Did I learn a lot of new photography things on this tour? Tbh, I didn’t. I did learn how to make blurred-water photos on my iphone, which was neat. I’d hoped we’d play around with the multiple-exposure shots, which were advertised on the tour website but we didn’t get around to in actuality. On the other hand, in reading about them, I did some research beforehand and found where in the settings of my camera that I can do this, so I learned something obliquely (despite not trying it out yet).

So I didn’t learn a lot on the tour, but also, I didn’t take it for learning – I took it for the “safari” part, going to all the best places to get the best photos. We started in the Creek Street area, little shops along the boardwalks and Ketchikan Creek. Next up were the docks, where I saw my favorite wildlife of the trip, giant purple and orange starfish!! Then we went up to the library, where there were really good views of the mountains, and lastly to Potlatch Totem Park and Museum. If I’d taken another excursion, or just explored on my own, I couldn’t have seen nearly so many different places. Mark really took us do see and do so many things!

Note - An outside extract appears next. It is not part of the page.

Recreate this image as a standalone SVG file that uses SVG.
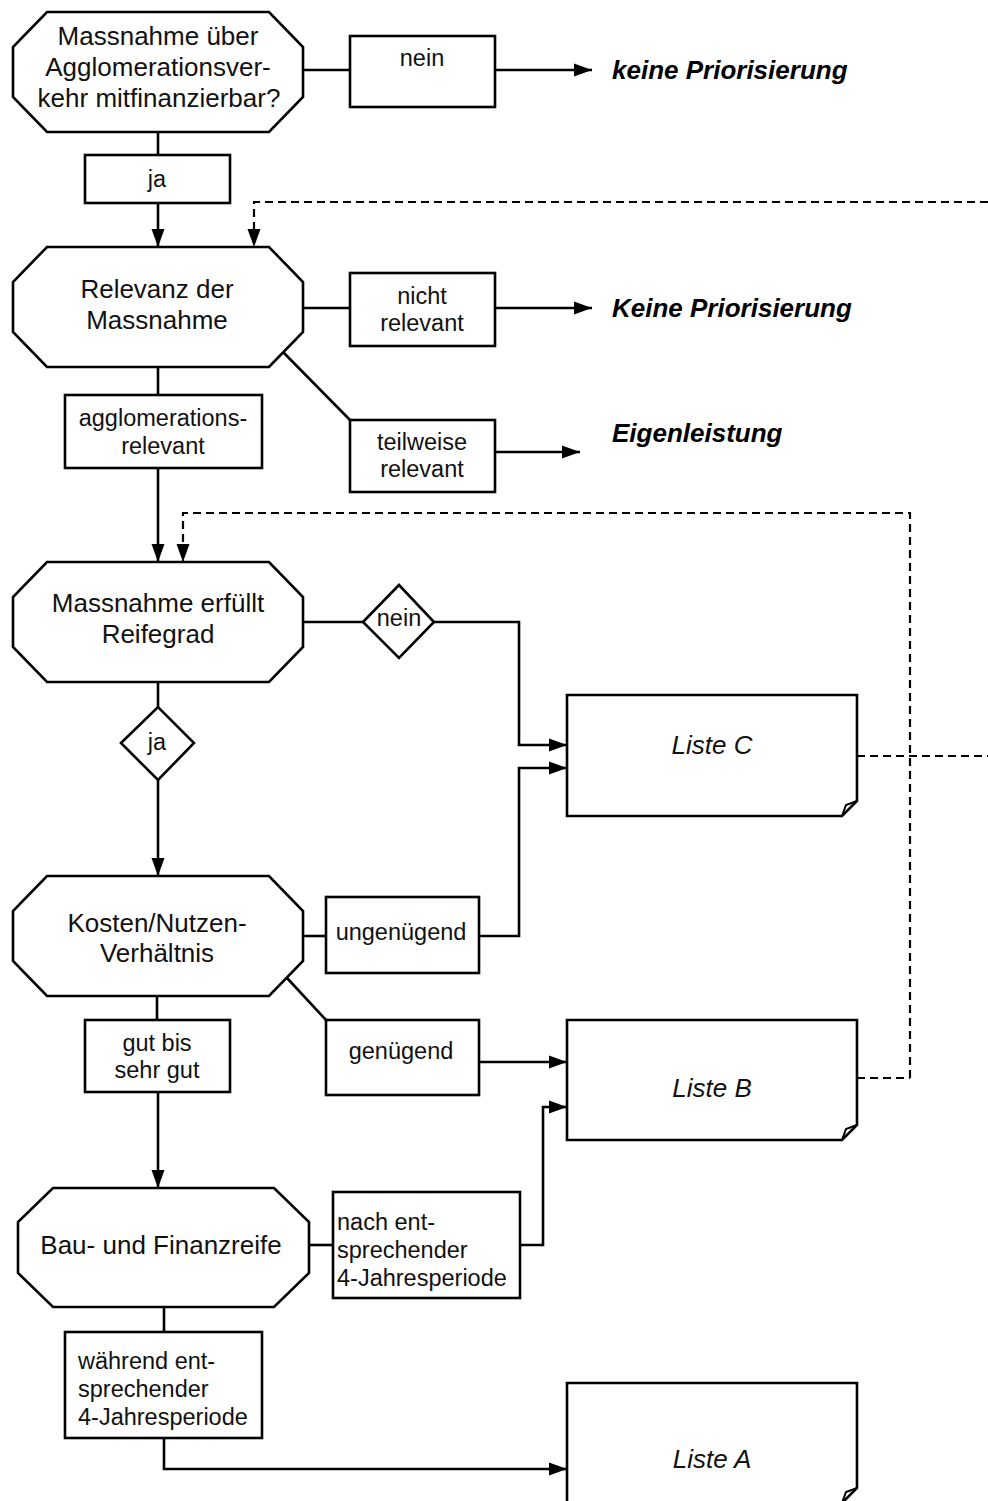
<svg xmlns="http://www.w3.org/2000/svg" width="988" height="1501" viewBox="0 0 988 1501">
<style>
.shape{fill:#fff;stroke:#000;stroke-width:2.6;stroke-linejoin:miter}
.ln{fill:none;stroke:#000;stroke-width:2.6}
.dash{fill:none;stroke:#000;stroke-width:2.2;stroke-dasharray:8,5}
.t{font-family:"Liberation Sans",Arial,sans-serif;font-size:26px;fill:#111;text-anchor:middle}
.l{font-family:"Liberation Sans",Arial,sans-serif;font-size:23.5px;fill:#111;text-anchor:middle}
.ll{font-family:"Liberation Sans",Arial,sans-serif;font-size:23.5px;fill:#111;text-anchor:start}
.o{font-family:"Liberation Sans",Arial,sans-serif;font-size:26px;font-weight:bold;font-style:italic;fill:#000}
.li{font-family:"Liberation Sans",Arial,sans-serif;font-size:26px;font-style:italic;fill:#111;text-anchor:middle}
</style>
<defs>
<marker id="ah" markerUnits="userSpaceOnUse" markerWidth="19" markerHeight="14" refX="18" refY="7" orient="auto">
<path d="M0,0.5 L18,7 L0,13.5 Z" fill="#000"/>
</marker>
</defs>

<g id="connectors">
<line class="ln" x1="303" y1="70" x2="350" y2="70"/>
<line class="ln" x1="495" y1="70" x2="592" y2="70" marker-end="url(#ah)"/>
<line class="ln" x1="158" y1="132" x2="158" y2="155"/>
<line class="ln" x1="158" y1="203" x2="158" y2="247" marker-end="url(#ah)"/>
<polyline class="dash" points="988,202 254,202 254,247" marker-end="url(#ah)"/>
<line class="ln" x1="303" y1="308" x2="350" y2="308"/>
<line class="ln" x1="495" y1="308" x2="592" y2="308" marker-end="url(#ah)"/>
<line class="ln" x1="283" y1="352" x2="350" y2="420"/>
<line class="ln" x1="495" y1="452" x2="580" y2="452" marker-end="url(#ah)"/>
<line class="ln" x1="158" y1="367" x2="158" y2="395"/>
<line class="ln" x1="158" y1="468" x2="158" y2="562" marker-end="url(#ah)"/>
<polyline class="dash" points="910,1078 910,513 183,513 183,562" marker-end="url(#ah)"/>
<line class="dash" x1="857" y1="756" x2="988" y2="756"/>
<line class="dash" x1="857" y1="1078" x2="910" y2="1078"/>
<line class="ln" x1="303" y1="622" x2="363" y2="622"/>
<polyline class="ln" points="434,622 519,622 519,745 567,745" marker-end="url(#ah)"/>
<line class="ln" x1="158" y1="682" x2="158" y2="707"/>
<line class="ln" x1="158" y1="780" x2="158" y2="876" marker-end="url(#ah)"/>
<line class="ln" x1="303" y1="936" x2="326" y2="936"/>
<polyline class="ln" points="479,936 519,936 519,768 567,768" marker-end="url(#ah)"/>
<line class="ln" x1="287" y1="978" x2="326" y2="1020"/>
<line class="ln" x1="479" y1="1062" x2="567" y2="1062" marker-end="url(#ah)"/>
<line class="ln" x1="157" y1="996" x2="157" y2="1020"/>
<line class="ln" x1="158" y1="1092" x2="158" y2="1188" marker-end="url(#ah)"/>
<line class="ln" x1="309" y1="1245" x2="333" y2="1245"/>
<polyline class="ln" points="520,1245 543,1245 543,1107 567,1107" marker-end="url(#ah)"/>
<line class="ln" x1="164" y1="1307" x2="164" y2="1332"/>
<polyline class="ln" points="164,1438 164,1469 567,1469" marker-end="url(#ah)"/>
</g>

<g id="n1">
<polygon class="shape" points="47,12 269,12 303,47 303,97 269,132 47,132 13,97 13,47"/>
<text class="t" x="158" y="45">Massnahme über</text>
<text class="t" x="158" y="76">Agglomerationsver-</text>
<text class="t" x="159" y="107">kehr mitfinanzierbar?</text>
</g>
<g id="nein1">
<rect class="shape" x="350" y="36" width="145" height="71"/>
<text class="l" x="422" y="66">nein</text>
</g>
<g id="out1"><text class="o" x="612" y="79">keine Priorisierung</text></g>
<g id="ja1">
<rect class="shape" x="85" y="155" width="145" height="48"/>
<text class="l" x="157" y="187">ja</text>
</g>

<g id="n2">
<polygon class="shape" points="47,247 269,247 303,282 303,332 269,367 47,367 13,332 13,282"/>
<text class="t" x="157" y="298">Relevanz der</text>
<text class="t" x="157" y="329">Massnahme</text>
</g>
<g id="nichtrel">
<rect class="shape" x="350" y="273" width="145" height="73"/>
<text class="l" x="422" y="304">nicht</text>
<text class="l" x="422" y="331">relevant</text>
</g>
<g id="out2"><text class="o" x="612" y="317">Keine Priorisierung</text></g>
<g id="teilrel">
<rect class="shape" x="350" y="420" width="145" height="72"/>
<text class="l" x="422" y="450">teilweise</text>
<text class="l" x="422" y="477">relevant</text>
</g>
<g id="out3"><text class="o" x="612" y="442">Eigenleistung</text></g>
<g id="agglorel">
<rect class="shape" x="65" y="395" width="197" height="73"/>
<text class="l" x="163" y="426">agglomerations-</text>
<text class="l" x="163" y="454">relevant</text>
</g>

<g id="n3">
<polygon class="shape" points="47,562 269,562 303,597 303,647 269,682 47,682 13,647 13,597"/>
<text class="t" x="158" y="612">Massnahme erfüllt</text>
<text class="t" x="158" y="643">Reifegrad</text>
</g>
<g id="nein2">
<polygon class="shape" points="363,622 399,585 434,622 399,658"/>
<text class="l" x="399" y="626">nein</text>
</g>
<g id="ja2">
<polygon class="shape" points="121,743 158,707 194,743 158,780"/>
<text class="l" x="157" y="750">ja</text>
</g>

<g id="listeC">
<path class="shape" d="M567,695 H857 V801 L842,816 H567 Z"/>
<path class="ln" style="stroke-width:2" d="M842,816 L846,805 L857,801"/>
<text class="li" x="712" y="754">Liste C</text>
</g>

<g id="n4">
<polygon class="shape" points="47,876 269,876 303,911 303,961 269,996 47,996 13,961 13,911"/>
<text class="t" x="157" y="932">Kosten/Nutzen-</text>
<text class="t" x="157" y="962">Verhältnis</text>
</g>
<g id="ungen">
<rect class="shape" x="326" y="897" width="153" height="76"/>
<text class="l" x="401" y="940">ungenügend</text>
</g>
<g id="gen">
<rect class="shape" x="326" y="1020" width="153" height="75"/>
<text class="l" x="401" y="1059">genügend</text>
</g>
<g id="gut">
<rect class="shape" x="85" y="1020" width="145" height="72"/>
<text class="l" x="157" y="1051">gut bis</text>
<text class="l" x="157" y="1078">sehr gut</text>
</g>

<g id="listeB">
<path class="shape" d="M567,1020 H857 V1125 L842,1140 H567 Z"/>
<path class="ln" style="stroke-width:2" d="M842,1140 L846,1129 L857,1125"/>
<text class="li" x="712" y="1097">Liste B</text>
</g>

<g id="n5">
<polygon class="shape" points="53,1188 274,1188 309,1222 309,1273 274,1307 53,1307 18,1273 18,1222"/>
<text class="t" x="161" y="1254">Bau- und Finanzreife</text>
</g>
<g id="nach">
<rect class="shape" x="333" y="1192" width="187" height="106"/>
<text class="ll" x="337" y="1230">nach ent-</text>
<text class="ll" x="337" y="1258">sprechender</text>
<text class="ll" x="337" y="1286">4-Jahresperiode</text>
</g>
<g id="waehrend">
<rect class="shape" x="65" y="1332" width="197" height="106"/>
<text class="ll" x="78" y="1369">während ent-</text>
<text class="ll" x="78" y="1397">sprechender</text>
<text class="ll" x="78" y="1425">4-Jahresperiode</text>
</g>

<g id="listeA">
<path class="shape" d="M567,1383 H857 V1488 L842,1503 H567 Z"/>
<path class="ln" style="stroke-width:2" d="M842,1503 L846,1492 L857,1488"/>
<text class="li" x="712" y="1468">Liste A</text>
</g>
</svg>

In total on our trip, I couldn’t tell you exactly how many photos I took. I know that before uploading to my computer, there were 500 or so that I hadn’t deleted, and after sorting through them and whittling them down, there were about 250 remaining. Almost half of those are from Ketchikan. It was before I got sick, so I had energy and drive and absolutely no exhaustion pushing me to return to the boat, and as I said, Mark took us to so many unique and beautiful places. Afterwards, he dropped us off downtown because we all wanted to spend more time in the city. Ketchikan was walkable and friendly and honestly just perfect. I couldn’t have wished for a better day!